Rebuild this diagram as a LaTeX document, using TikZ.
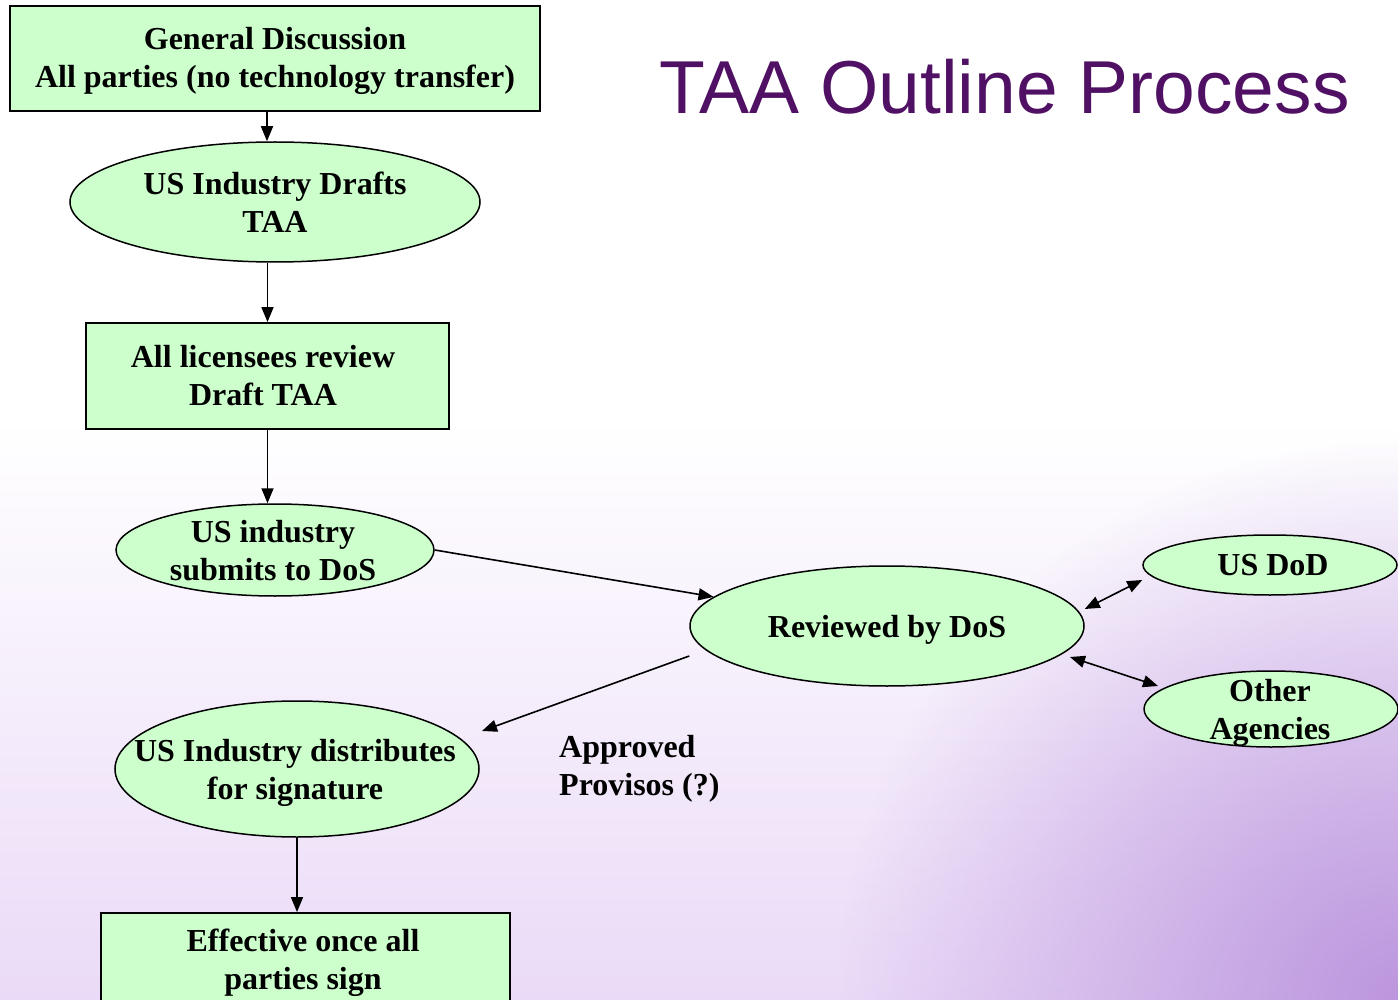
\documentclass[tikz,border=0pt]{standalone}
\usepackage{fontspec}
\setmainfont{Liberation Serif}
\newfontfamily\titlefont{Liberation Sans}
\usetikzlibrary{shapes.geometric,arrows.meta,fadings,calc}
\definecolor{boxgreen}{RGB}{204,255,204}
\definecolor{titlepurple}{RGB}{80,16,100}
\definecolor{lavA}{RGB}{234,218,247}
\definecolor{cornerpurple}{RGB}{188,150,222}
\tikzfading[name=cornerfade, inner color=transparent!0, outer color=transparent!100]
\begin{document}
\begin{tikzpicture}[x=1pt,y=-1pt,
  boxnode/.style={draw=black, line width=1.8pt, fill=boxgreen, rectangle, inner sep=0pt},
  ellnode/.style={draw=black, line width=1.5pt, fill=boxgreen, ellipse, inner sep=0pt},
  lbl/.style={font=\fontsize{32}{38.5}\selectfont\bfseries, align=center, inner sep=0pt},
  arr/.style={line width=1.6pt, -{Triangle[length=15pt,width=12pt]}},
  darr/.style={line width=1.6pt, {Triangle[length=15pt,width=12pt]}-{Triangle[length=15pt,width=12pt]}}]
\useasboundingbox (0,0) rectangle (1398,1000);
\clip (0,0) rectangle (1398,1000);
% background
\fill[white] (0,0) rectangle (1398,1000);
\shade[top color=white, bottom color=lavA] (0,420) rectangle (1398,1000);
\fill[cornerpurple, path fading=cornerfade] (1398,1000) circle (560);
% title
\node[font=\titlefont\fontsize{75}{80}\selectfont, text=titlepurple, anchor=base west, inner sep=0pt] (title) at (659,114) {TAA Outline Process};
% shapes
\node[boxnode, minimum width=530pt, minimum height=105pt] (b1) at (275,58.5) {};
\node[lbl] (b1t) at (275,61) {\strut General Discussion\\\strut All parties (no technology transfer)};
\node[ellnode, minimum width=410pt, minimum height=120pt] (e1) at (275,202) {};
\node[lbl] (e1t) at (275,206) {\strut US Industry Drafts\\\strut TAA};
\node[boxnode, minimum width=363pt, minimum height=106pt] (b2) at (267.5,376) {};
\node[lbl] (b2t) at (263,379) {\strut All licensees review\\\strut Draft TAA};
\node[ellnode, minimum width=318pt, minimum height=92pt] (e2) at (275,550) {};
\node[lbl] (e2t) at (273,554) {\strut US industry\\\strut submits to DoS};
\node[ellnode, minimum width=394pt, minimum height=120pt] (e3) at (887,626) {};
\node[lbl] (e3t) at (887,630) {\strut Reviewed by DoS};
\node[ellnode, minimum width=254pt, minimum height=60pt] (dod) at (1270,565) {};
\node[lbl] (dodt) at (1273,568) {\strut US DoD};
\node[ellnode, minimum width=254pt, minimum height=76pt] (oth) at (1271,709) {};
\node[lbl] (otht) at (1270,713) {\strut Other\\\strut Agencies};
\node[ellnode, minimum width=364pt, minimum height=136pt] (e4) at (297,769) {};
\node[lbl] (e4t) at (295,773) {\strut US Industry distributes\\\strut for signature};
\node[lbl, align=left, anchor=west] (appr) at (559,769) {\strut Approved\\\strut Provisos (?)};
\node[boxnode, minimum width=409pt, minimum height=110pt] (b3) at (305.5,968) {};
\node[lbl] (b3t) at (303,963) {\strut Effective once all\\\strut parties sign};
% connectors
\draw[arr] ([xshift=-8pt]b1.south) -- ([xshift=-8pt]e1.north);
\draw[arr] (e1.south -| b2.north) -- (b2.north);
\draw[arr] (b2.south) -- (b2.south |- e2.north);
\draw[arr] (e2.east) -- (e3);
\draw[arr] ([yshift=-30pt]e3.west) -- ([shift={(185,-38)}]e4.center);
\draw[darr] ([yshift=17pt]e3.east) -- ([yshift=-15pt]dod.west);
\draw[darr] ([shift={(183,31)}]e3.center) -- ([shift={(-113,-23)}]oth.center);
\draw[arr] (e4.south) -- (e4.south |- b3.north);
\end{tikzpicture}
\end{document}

WHAT YOU WILL DO ▸
Give the data again exactly as written, with all pictures left out.

SOLUTION TO THE EXERCISE ▸
Rebuild this diagram as a LaTeX document, using TikZ.
\documentclass[tikz,border=0pt]{standalone}
\usepackage{fontspec}
\setmainfont{Liberation Serif}
\newfontfamily\titlefont{Liberation Sans}
\usetikzlibrary{shapes.geometric,arrows.meta,fadings,calc}
\definecolor{boxgreen}{RGB}{204,255,204}
\definecolor{titlepurple}{RGB}{80,16,100}
\definecolor{lavA}{RGB}{234,218,247}
\definecolor{cornerpurple}{RGB}{188,150,222}
\tikzfading[name=cornerfade, inner color=transparent!0, outer color=transparent!100]
\begin{document}
\begin{tikzpicture}[x=1pt,y=-1pt,
  boxnode/.style={draw=black, line width=1.8pt, fill=boxgreen, rectangle, inner sep=0pt},
  ellnode/.style={draw=black, line width=1.5pt, fill=boxgreen, ellipse, inner sep=0pt},
  lbl/.style={font=\fontsize{32}{38.5}\selectfont\bfseries, align=center, inner sep=0pt},
  arr/.style={line width=1.6pt, -{Triangle[length=15pt,width=12pt]}},
  darr/.style={line width=1.6pt, {Triangle[length=15pt,width=12pt]}-{Triangle[length=15pt,width=12pt]}}]
\useasboundingbox (0,0) rectangle (1398,1000);
\clip (0,0) rectangle (1398,1000);
% background
\fill[white] (0,0) rectangle (1398,1000);
\shade[top color=white, bottom color=lavA] (0,420) rectangle (1398,1000);
\fill[cornerpurple, path fading=cornerfade] (1398,1000) circle (560);
% title
\node[font=\titlefont\fontsize{75}{80}\selectfont, text=titlepurple, anchor=base west, inner sep=0pt] (title) at (659,114) {TAA Outline Process};
% shapes
\node[boxnode, minimum width=530pt, minimum height=105pt] (b1) at (275,58.5) {};
\node[lbl] (b1t) at (275,61) {\strut General Discussion\\\strut All parties (no technology transfer)};
\node[ellnode, minimum width=410pt, minimum height=120pt] (e1) at (275,202) {};
\node[lbl] (e1t) at (275,206) {\strut US Industry Drafts\\\strut TAA};
\node[boxnode, minimum width=363pt, minimum height=106pt] (b2) at (267.5,376) {};
\node[lbl] (b2t) at (263,379) {\strut All licensees review\\\strut Draft TAA};
\node[ellnode, minimum width=318pt, minimum height=92pt] (e2) at (275,550) {};
\node[lbl] (e2t) at (273,554) {\strut US industry\\\strut submits to DoS};
\node[ellnode, minimum width=394pt, minimum height=120pt] (e3) at (887,626) {};
\node[lbl] (e3t) at (887,630) {\strut Reviewed by DoS};
\node[ellnode, minimum width=254pt, minimum height=60pt] (dod) at (1270,565) {};
\node[lbl] (dodt) at (1273,568) {\strut US DoD};
\node[ellnode, minimum width=254pt, minimum height=76pt] (oth) at (1271,709) {};
\node[lbl] (otht) at (1270,713) {\strut Other\\\strut Agencies};
\node[ellnode, minimum width=364pt, minimum height=136pt] (e4) at (297,769) {};
\node[lbl] (e4t) at (295,773) {\strut US Industry distributes\\\strut for signature};
\node[lbl, align=left, anchor=west] (appr) at (559,769) {\strut Approved\\\strut Provisos (?)};
\node[boxnode, minimum width=409pt, minimum height=110pt] (b3) at (305.5,968) {};
\node[lbl] (b3t) at (303,963) {\strut Effective once all\\\strut parties sign};
% connectors
\draw[arr] ([xshift=-8pt]b1.south) -- ([xshift=-8pt]e1.north);
\draw[arr] (e1.south -| b2.north) -- (b2.north);
\draw[arr] (b2.south) -- (b2.south |- e2.north);
\draw[arr] (e2.east) -- (e3);
\draw[arr] ([yshift=-30pt]e3.west) -- ([shift={(185,-38)}]e4.center);
\draw[darr] ([yshift=17pt]e3.east) -- ([yshift=-15pt]dod.west);
\draw[darr] ([shift={(183,31)}]e3.center) -- ([shift={(-113,-23)}]oth.center);
\draw[arr] (e4.south) -- (e4.south |- b3.north);
\end{tikzpicture}
\end{document}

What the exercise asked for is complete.